The general apathy was bad enough but Black voter apathy was so extreme that political observers had to go back to the days of the White Primary, the poll tax and nightriders to match the dismal figures. At Precinct 9 R in the heart of the Black district (Perry Homes) 4 percent of those registered voted. Precinct 9 K (Archer High School) had a 7 percent turnout. Many other predominantly Black precincts had less than 10 percent of their voters go to the polls.
The once-omnipotent political machine assembled in 1972 by former Congressman (and later UN Ambassador) Andy Young which mobilized the Black and progressive White neighborhood movements has since collapsed and
Page 10there is no longer any effective voter education /voter registration effort ongoing in the city.
Those who felt that the defeat of the local option sales tax measure October 2, piggybacked onto the special elections, was due to a revived coalition of Blacks and politically progressive Whites in the manner of the old Young Coalition were winking at the truth. The tax was supported by some of the builders of the Young machinery, Mayor Maynard Jackson, Julian Bond, and "Daddy" King as well as the downtown Chamber of Commerce and the daily newspapers.
The poor voted against the sales tax because they would be hit with another penny at the checkout counter and would benefit not at all by an alleged $29 million property tax rollback.
The city's neighborhood movement, mostly lead by young White professionals at this point, opposed the sales tax because they didn't want to dump more millions into a city council which has become a braying legislative jackass, oblivious to the overall needs of the city and grandly arrogant (as in the case of the refusal to let Atlantans vote on a replacement for city council president Carl Ware who resigned during the summer).
And the third leg on the stool of the "no" vote on the sales tax came from the White enclaves to the north of the city. This was the White flight getting in a joyful kick at Maynard Jackson, the coloreds, White hooligans of the liberal stripe and Atlanta in general.
A tin whistle is the prize to anyone who can link that vote into a coalition. Even Maynard Jackson's troops defected in droves, with people who campaigned for him in 1973 and for reelection in 1977 being just as efficient in spending the sales tax hike/property tax cut scheme into the dustbin for years to come.
The White victors Lowe and Lester are hardly to be considered soul sisters. Bettye Lowe is a conservative, suburban oriented Republican and former lobbyist for the family, environment and something called the Committee for Moral and Social Decency. Elaine Lester lives in the integrated East Lake community, has excellent personal and professional contacts in the Black community and is as city-oriented as Lowe is county.
And there is very little bond of political commonality between Deveaux and Evans.
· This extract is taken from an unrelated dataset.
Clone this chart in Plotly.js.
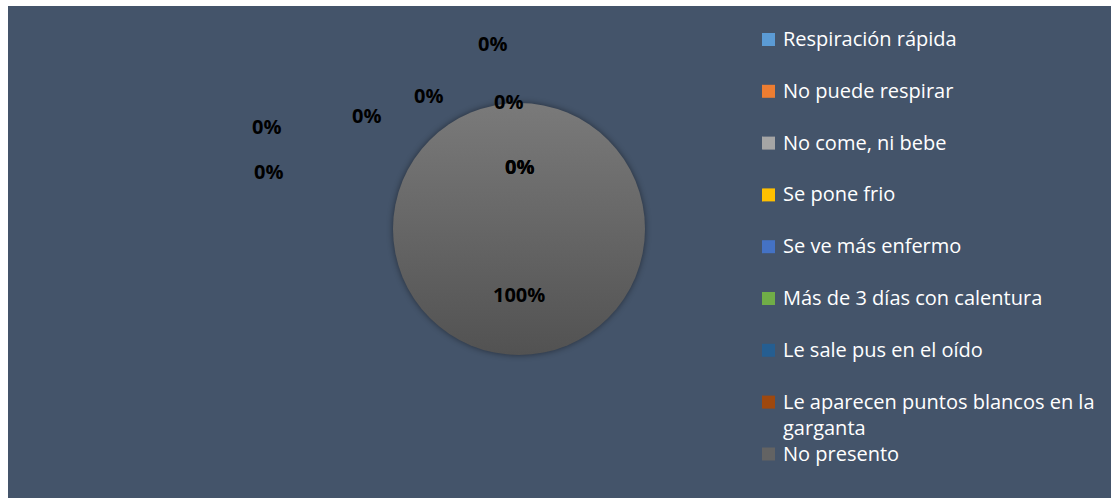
<!DOCTYPE html>
<html><head><meta charset="utf-8">
<script src="https://cdn.plot.ly/plotly-3.0.1.min.js"></script>
<style>
html,body{margin:0;padding:0;background:#ffffff;}
#chart{position:absolute;left:8px;top:6px;width:1103px;height:492px;}
</style>
</head><body><div id="chart"></div>
<script>
// ---- data ----
const categories = [
  "Respiración rápida",
  "No puede respirar",
  "No come, ni bebe",
  "Se pone frio",
  "Se ve más enfermo",
  "Más de 3 días con calentura",
  "Le sale pus en el oído",
  "Le aparecen puntos blancos en la garganta",
  "No presento"
];
const legendLabels = [
  "Respiración rápida",
  "No puede respirar",
  "No come, ni bebe",
  "Se pone frio",
  "Se ve más enfermo",
  "Más de 3 días con calentura",
  "Le sale pus en el oído",
  "Le aparecen puntos blancos en la<br>garganta",
  "No presento"
];
const values = [0, 0, 0, 0, 0, 0, 0, 0, 100];
const colors = ["#5B9BD5","#ED7D31","#A5A5A5","#FFC000","#4472C4","#70AD47","#255E91","#9E480E","#636363"];

// ---- layout helpers (pixel positions inside the 1103x492 plot div) ----
const W = 1103, H = 492;
const px = x => x / W;
const py = y => 1 - y / H;
// label positions for each slice's percentage text (Excel-style placement)
const labelPos = [[484,37],[420,89],[500,95],[358,109],[258,120],[260,165],[511,161],[511,161],[511,288]];

const total = values.reduce((a,b)=>a+b,0);
const pct = values.map(v => Math.round(v / total * 100) + "%");

const cx = 511, cy = 223, r = 126;

const trace = {
  type: "pie",
  labels: categories,
  values: values,
  sort: false,
  direction: "clockwise",
  rotation: 0,
  marker: {colors: colors, line: {width: 0}},
  textinfo: "none",
  hoverinfo: "label+percent",
  showlegend: false,
  domain: {x: [px(cx - r), px(cx + r)], y: [py(cy + r), py(cy - r)]}
};

const annotations = [];
const shapes = [];
values.forEach((v, i) => {
  annotations.push({
    xref: "paper", yref: "paper",
    x: px(labelPos[i][0]), y: py(labelPos[i][1]),
    text: "<b>" + pct[i] + "</b>", showarrow: false,
    xanchor: "center", yanchor: "middle",
    font: {family: "'Open Sans', Lato, sans-serif", size: 20, color: "#000000"}
  });
});

// legend
const rowY = [33.5, 85.3, 137.1, 188.9, 240.7, 292.5, 344.3, 396.1, 448];
categories.forEach((c, i) => {
  const yc = rowY[i];
  shapes.push({
    type: "rect", xref: "paper", yref: "paper",
    x0: px(754), x1: px(767), y0: py(yc + 6.5), y1: py(yc - 6.5),
    fillcolor: colors[i], line: {width: 0}
  });
  const lines = legendLabels[i].split("<br>");
  lines.forEach((t, k) => {
    annotations.push({
      xref: "paper", yref: "paper",
      x: px(773), y: py(yc - 1 + k * 26),
      text: t, showarrow: false, xanchor: "left", yanchor: "middle",
      font: {family: "'Open Sans', Lato, sans-serif", size: 20, color: "#FFFFFF"}
    });
  });
});

const layout = {
  width: W, height: H,
  margin: {l: 0, r: 0, t: 0, b: 0},
  paper_bgcolor: "#44546A",
  plot_bgcolor: "#44546A",
  showlegend: false,
  annotations: annotations,
  shapes: shapes
};

Plotly.newPlot("chart", [trace], layout, {displayModeBar: false, staticPlot: true}).then(() => {
  const svg = document.querySelector("#chart svg.main-svg");
  const ns = "http://www.w3.org/2000/svg";
  let defs = svg.querySelector("defs");
  if (!defs) { defs = document.createElementNS(ns, "defs"); svg.insertBefore(defs, svg.firstChild); }
  const g = document.createElementNS(ns, "linearGradient");
  g.setAttribute("id", "pieGrad");
  g.setAttribute("x1", "0"); g.setAttribute("y1", "0"); g.setAttribute("x2", "0"); g.setAttribute("y2", "1");
  [["0", "#7A7A7A"], ["1", "#525252"]].forEach(([o, c]) => {
    const s = document.createElementNS(ns, "stop");
    s.setAttribute("offset", o); s.setAttribute("stop-color", c);
    g.appendChild(s);
  });
  defs.appendChild(g);
  document.querySelectorAll("#chart .slice path.surface").forEach(p => {
    if (p.getBBox().width > 10) {
      p.style.fill = "url(#pieGrad)";
      p.style.filter = "drop-shadow(0px 0px 3px rgba(0,0,0,0.45))";
    }
  });
});
</script>
</body></html>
Deveaux is an articulate issues man who insists on personal campaigning without plugging into the infamous and often corrupt network of "endorsements". His independence has cut him off from the usual round of kind words from the pulpit, introductions around Paschal's inner circle at breakfast and presence on the "tickets". His clearly middle class background (not to mention marriage to popular WSB TV news anchor Monica Kaufman) was not well perceived by lower income Black voters. His very name was remote and to the last, a mystery ("Dever - Oh, that Frenchman?")
Ina Evans had far more street savvy than Deveaux, endorsements from such archangels of the city's lumpenproletariat as former police commissioner Reginald Eaves and State Rep. Bill McKinney, a tireless sign-stapling crew and a husband who aggressively directed the DeKalb County NAACP. The polling results show how much stronger a campaigner she was than Deveaux but the ultimate outcome was no different: defeat. Evans failed to win the in-town White neighborhood support that Deveaux did because of her incomplete attention to issues research Time and again she would confess in debates that she honestly didn't know the answer to a fairly routine question. Honesty is always good to have in politicians but not while confessing that homework has not been done.
The October elections demonstrated anew the fact that Atlanta remains a snug haven of political anarchy. No political machines set the tone or anoint the candidates. City elections remain a game played and won through a random process. But as sure as they're bears in Atlanta's Grant Park Zoo, the pale archons of the driving clubs and executive suites are viewing it all and marveling aloud how easy the Second Reconstruction could be slammed to a halt by swift, highly coordinated assaults when the next elections roll around.
What waits in the wings for Atlanta is far more important than the personal wins and losses acted out on the stage of October's special election.
Boyd Lewis is a news reporter for WABE FM radio in Atlanta, Georgia.